• To do: Could you repeat, exactly as they stand, the lines between the one with "Rebuild this chart" and the one with "time = t_start", inclusive, minus the pictures?

── Provided entries

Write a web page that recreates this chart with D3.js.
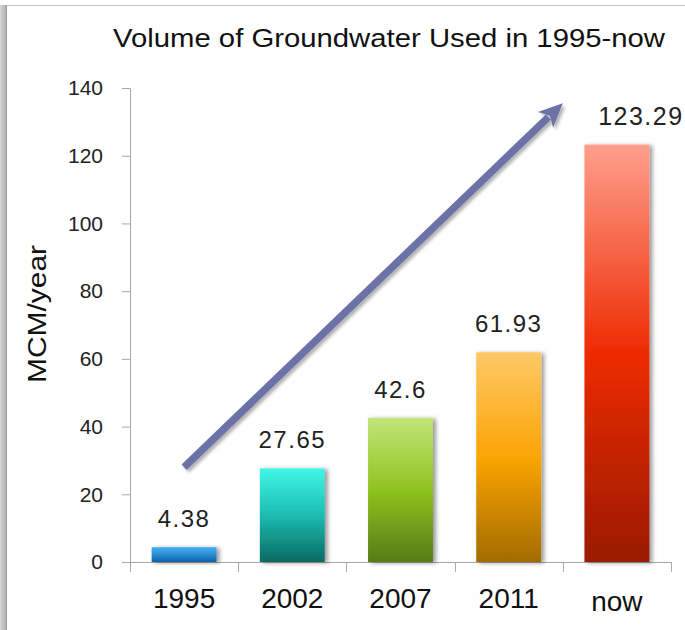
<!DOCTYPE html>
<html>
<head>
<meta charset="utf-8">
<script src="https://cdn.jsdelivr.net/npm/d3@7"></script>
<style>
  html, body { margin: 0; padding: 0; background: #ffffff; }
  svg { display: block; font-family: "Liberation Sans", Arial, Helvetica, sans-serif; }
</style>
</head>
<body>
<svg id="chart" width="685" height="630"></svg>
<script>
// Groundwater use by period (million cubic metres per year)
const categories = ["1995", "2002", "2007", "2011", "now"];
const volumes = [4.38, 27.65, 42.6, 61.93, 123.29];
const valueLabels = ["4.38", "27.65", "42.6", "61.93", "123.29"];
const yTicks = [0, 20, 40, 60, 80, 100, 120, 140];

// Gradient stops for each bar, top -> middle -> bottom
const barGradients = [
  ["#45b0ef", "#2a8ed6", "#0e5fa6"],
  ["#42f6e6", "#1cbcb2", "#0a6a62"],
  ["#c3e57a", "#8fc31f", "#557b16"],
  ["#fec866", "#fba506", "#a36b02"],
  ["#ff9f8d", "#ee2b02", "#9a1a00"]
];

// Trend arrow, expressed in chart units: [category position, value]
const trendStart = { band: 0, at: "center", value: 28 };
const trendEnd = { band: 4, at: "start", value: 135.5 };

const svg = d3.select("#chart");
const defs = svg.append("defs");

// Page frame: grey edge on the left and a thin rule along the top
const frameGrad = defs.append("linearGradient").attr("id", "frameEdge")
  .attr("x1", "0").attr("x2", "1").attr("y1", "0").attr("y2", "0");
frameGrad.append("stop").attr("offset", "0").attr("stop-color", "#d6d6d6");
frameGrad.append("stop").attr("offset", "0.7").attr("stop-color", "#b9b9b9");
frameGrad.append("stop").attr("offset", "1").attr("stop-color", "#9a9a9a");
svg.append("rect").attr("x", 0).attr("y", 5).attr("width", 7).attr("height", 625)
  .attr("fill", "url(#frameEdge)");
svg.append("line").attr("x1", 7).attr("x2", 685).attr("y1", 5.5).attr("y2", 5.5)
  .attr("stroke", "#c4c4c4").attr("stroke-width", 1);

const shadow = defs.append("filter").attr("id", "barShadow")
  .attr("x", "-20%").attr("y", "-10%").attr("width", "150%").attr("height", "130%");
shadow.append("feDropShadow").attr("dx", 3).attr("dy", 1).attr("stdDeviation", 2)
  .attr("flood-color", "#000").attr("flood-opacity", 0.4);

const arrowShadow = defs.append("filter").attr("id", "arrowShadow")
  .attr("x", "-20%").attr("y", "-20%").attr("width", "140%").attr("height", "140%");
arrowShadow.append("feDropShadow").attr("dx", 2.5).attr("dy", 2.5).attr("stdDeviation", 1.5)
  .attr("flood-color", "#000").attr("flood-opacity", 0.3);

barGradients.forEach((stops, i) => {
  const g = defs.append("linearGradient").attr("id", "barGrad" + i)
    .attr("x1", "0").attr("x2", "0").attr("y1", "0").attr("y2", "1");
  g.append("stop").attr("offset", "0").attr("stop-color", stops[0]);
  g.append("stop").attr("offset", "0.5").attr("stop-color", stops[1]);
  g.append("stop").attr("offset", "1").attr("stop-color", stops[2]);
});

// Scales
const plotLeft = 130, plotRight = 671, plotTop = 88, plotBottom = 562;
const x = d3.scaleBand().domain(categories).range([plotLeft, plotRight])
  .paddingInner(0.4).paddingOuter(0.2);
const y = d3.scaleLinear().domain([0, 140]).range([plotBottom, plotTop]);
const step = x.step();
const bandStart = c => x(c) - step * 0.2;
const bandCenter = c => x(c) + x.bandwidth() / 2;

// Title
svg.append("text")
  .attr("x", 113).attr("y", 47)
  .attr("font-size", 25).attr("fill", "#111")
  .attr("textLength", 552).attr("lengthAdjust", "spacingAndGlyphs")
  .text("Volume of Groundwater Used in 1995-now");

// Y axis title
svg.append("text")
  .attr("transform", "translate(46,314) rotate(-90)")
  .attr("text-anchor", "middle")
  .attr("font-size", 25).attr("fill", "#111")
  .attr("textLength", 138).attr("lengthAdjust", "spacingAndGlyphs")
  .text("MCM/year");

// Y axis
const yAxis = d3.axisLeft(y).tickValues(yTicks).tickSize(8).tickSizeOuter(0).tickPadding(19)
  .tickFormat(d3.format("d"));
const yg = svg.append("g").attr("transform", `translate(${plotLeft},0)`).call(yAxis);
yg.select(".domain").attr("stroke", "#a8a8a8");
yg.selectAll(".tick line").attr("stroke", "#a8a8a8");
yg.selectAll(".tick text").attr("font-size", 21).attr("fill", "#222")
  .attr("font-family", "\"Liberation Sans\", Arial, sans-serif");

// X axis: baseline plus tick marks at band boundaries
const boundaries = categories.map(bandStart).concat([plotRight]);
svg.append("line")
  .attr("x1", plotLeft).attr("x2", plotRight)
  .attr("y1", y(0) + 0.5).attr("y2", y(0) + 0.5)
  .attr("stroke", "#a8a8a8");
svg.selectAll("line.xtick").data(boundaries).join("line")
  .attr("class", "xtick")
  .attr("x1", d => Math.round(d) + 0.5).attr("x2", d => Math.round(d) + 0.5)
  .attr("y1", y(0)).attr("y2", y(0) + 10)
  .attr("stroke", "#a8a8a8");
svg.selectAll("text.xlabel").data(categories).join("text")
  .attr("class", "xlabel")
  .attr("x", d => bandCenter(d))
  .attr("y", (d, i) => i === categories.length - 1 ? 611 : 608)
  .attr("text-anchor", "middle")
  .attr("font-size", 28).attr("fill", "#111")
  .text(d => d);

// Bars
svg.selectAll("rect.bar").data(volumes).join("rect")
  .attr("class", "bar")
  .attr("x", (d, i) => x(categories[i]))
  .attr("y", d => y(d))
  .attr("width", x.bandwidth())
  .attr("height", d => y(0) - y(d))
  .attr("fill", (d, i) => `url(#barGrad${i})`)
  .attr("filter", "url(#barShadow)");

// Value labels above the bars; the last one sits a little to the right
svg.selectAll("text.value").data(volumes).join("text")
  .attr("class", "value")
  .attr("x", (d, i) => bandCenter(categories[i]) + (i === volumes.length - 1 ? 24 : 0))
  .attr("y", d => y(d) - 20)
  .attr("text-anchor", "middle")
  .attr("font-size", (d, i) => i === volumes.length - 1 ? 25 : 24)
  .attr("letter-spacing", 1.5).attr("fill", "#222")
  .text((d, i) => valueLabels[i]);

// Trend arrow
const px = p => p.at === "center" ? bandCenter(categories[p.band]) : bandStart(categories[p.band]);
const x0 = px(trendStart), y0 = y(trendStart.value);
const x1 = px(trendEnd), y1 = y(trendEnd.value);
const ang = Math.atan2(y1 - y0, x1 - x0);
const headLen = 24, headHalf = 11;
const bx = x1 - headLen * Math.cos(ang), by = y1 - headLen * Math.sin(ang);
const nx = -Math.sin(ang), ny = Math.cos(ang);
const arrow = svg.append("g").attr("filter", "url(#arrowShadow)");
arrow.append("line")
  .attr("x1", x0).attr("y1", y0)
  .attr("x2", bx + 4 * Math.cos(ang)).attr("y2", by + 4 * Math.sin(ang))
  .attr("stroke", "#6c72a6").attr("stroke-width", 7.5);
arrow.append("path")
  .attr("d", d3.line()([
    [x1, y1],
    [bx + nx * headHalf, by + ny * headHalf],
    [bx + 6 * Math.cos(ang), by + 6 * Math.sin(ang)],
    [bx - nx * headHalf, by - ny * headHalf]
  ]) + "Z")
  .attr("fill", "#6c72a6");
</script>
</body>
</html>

────
── Provided entries

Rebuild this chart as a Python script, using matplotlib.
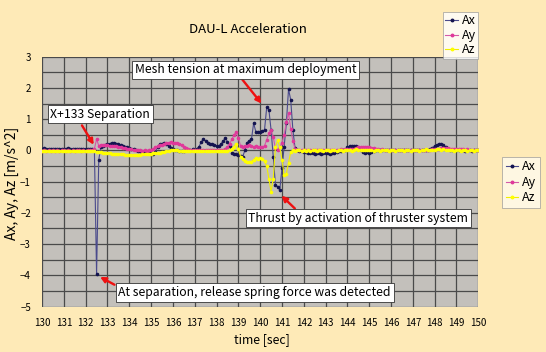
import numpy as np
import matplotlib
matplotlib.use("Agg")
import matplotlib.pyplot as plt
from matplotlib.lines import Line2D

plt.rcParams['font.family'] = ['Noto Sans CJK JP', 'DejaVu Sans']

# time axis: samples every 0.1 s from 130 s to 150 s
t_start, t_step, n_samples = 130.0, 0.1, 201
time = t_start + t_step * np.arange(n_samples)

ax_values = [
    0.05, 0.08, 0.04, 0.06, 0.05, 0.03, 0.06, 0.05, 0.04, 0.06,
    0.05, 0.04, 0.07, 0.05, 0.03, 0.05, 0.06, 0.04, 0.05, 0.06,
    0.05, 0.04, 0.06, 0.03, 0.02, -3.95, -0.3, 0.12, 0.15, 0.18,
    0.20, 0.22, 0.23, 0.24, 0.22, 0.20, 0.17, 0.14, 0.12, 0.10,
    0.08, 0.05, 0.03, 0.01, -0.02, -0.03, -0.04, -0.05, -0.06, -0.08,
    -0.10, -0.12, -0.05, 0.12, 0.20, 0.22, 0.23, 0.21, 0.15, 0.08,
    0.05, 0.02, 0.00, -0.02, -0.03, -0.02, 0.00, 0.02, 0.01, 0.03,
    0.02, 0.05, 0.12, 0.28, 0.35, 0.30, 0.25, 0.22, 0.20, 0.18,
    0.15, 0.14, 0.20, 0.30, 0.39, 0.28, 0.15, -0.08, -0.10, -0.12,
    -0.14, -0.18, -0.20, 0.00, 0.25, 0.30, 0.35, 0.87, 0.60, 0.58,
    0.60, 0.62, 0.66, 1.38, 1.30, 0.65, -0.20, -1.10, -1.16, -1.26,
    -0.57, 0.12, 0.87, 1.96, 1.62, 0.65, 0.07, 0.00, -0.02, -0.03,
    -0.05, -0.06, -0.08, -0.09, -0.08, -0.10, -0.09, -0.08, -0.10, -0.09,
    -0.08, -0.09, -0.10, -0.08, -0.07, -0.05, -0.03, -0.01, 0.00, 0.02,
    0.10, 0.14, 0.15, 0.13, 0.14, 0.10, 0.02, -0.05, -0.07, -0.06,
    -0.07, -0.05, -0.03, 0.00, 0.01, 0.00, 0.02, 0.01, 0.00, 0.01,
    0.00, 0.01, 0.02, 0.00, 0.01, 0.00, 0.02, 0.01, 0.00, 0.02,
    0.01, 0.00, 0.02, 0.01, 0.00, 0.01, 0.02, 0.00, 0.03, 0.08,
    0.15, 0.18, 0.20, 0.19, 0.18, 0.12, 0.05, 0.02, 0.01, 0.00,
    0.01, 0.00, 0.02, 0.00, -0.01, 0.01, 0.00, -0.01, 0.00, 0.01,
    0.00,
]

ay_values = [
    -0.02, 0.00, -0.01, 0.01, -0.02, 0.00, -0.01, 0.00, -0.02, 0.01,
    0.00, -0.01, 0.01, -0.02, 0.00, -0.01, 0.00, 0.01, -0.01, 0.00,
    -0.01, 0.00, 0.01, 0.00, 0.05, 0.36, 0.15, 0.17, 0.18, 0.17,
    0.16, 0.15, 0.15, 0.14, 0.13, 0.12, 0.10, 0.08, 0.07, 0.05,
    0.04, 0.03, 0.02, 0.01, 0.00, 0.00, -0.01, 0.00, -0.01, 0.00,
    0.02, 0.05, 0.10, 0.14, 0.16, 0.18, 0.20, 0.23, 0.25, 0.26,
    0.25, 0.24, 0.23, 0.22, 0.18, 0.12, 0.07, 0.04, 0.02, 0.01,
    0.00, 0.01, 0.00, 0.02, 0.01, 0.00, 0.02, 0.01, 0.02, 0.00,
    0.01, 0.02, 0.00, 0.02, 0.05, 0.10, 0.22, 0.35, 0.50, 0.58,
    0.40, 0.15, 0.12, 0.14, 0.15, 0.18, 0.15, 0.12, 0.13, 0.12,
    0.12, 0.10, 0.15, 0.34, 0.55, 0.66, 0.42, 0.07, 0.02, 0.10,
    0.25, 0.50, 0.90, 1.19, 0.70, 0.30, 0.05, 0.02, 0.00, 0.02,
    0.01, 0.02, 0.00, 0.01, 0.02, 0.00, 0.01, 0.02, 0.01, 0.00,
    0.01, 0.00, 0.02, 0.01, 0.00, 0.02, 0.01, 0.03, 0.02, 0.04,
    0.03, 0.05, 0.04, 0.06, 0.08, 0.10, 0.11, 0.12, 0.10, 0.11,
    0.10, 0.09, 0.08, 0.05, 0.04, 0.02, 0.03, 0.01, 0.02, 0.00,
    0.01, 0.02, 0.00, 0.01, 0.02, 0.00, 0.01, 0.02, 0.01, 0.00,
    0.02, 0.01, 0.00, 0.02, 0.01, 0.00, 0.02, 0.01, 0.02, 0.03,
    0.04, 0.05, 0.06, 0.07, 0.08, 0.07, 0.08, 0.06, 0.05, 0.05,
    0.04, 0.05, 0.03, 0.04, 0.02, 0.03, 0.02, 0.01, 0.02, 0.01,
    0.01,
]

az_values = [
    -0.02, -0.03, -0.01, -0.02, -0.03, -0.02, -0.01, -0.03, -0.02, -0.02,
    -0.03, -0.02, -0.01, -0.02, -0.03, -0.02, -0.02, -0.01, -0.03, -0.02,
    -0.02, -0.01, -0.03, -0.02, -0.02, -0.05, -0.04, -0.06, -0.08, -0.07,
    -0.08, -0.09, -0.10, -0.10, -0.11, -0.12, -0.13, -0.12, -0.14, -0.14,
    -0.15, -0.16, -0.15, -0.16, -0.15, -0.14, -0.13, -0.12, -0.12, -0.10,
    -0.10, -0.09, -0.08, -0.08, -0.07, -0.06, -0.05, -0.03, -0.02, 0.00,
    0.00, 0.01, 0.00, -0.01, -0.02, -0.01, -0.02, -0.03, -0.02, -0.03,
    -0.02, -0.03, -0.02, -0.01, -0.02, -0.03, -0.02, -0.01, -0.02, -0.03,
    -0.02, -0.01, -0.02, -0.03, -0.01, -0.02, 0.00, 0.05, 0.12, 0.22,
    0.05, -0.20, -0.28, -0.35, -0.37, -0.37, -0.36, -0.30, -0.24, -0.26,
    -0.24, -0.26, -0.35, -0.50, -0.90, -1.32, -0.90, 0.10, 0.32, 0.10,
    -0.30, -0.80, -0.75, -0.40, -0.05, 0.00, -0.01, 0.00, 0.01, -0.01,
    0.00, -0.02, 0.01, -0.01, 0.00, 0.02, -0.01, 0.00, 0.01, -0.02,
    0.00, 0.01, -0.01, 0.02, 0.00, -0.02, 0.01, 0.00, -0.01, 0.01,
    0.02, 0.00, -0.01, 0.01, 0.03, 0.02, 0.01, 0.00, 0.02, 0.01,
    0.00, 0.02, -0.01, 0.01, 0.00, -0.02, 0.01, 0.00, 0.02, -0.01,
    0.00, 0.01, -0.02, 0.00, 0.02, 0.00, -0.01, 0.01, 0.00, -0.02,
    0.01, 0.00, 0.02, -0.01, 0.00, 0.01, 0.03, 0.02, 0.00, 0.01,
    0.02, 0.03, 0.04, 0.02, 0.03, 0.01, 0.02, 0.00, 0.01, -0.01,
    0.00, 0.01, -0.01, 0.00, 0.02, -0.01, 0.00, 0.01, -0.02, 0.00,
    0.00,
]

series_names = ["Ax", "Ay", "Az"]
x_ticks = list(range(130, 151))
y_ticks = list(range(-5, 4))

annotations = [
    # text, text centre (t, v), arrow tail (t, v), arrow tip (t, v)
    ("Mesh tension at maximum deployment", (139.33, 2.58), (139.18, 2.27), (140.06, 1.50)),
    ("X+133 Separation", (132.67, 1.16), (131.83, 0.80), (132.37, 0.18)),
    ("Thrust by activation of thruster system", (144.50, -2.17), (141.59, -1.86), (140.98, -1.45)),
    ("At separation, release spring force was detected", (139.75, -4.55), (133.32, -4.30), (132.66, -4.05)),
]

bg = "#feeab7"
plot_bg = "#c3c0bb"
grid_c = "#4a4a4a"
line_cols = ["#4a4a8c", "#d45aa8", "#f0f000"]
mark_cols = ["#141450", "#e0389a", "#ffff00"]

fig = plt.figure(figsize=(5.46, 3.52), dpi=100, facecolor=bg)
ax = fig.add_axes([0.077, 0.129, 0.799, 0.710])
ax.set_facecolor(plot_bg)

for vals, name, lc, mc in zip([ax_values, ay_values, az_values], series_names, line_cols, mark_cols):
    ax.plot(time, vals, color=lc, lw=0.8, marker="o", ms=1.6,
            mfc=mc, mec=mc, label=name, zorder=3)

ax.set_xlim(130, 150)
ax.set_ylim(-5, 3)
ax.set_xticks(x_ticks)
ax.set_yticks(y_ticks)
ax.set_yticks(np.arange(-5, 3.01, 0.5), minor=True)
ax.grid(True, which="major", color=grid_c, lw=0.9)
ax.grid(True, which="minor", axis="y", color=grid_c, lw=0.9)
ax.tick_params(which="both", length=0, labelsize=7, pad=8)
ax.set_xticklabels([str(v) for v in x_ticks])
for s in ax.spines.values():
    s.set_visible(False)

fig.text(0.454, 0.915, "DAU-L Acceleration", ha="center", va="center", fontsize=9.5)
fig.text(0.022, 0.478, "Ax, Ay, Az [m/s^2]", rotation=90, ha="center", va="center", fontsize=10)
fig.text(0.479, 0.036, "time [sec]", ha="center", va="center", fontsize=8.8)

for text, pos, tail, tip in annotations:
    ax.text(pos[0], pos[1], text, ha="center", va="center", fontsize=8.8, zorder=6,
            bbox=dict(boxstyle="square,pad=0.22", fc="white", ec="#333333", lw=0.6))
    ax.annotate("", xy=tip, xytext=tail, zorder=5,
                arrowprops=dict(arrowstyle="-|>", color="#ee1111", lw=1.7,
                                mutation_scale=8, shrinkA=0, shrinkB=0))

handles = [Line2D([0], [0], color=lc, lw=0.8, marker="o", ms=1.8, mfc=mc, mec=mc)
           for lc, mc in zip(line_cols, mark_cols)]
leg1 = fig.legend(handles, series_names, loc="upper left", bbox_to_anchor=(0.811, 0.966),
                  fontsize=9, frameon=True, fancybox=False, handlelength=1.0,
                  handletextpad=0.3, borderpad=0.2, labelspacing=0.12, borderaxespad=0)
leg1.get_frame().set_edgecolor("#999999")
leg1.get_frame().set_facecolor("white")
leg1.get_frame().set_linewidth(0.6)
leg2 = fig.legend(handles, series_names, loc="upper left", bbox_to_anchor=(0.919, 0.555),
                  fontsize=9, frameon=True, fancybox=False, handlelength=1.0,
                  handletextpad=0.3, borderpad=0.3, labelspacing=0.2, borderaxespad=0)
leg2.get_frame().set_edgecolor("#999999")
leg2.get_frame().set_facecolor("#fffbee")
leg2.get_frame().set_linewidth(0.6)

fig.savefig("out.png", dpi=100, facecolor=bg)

────
── Provided entries

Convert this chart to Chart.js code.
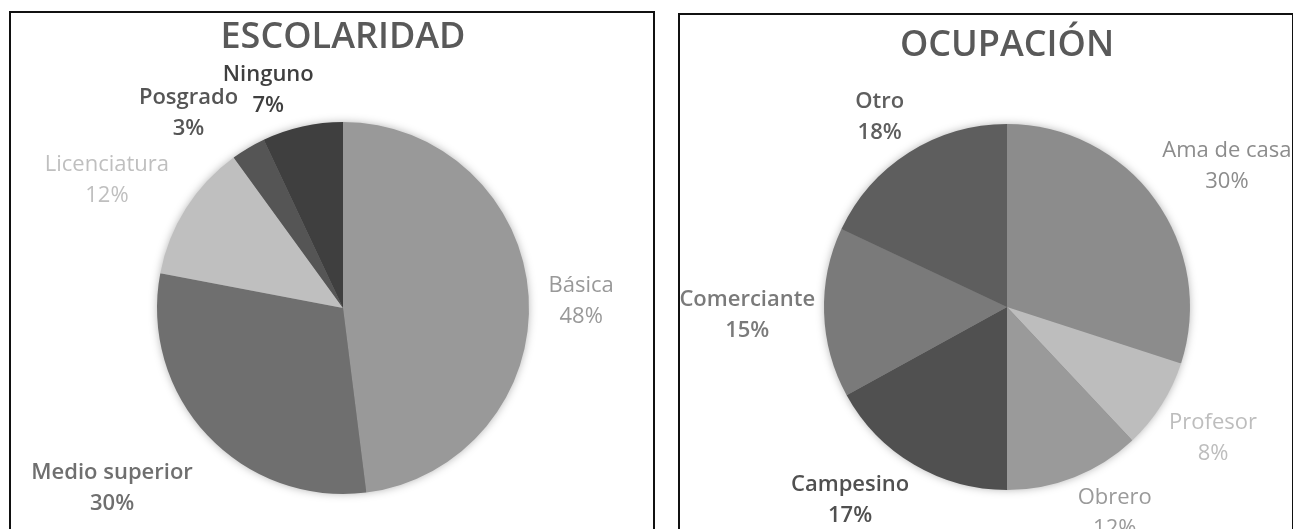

────

• Complete answer:
Rebuild this chart as a Python script, using matplotlib.
import numpy as np
import matplotlib
matplotlib.use("Agg")
import matplotlib.pyplot as plt
from matplotlib.lines import Line2D

plt.rcParams['font.family'] = ['Noto Sans CJK JP', 'DejaVu Sans']

# time axis: samples every 0.1 s from 130 s to 150 s
t_start, t_step, n_samples = 130.0, 0.1, 201
time = t_start + t_step * np.arange(n_samples)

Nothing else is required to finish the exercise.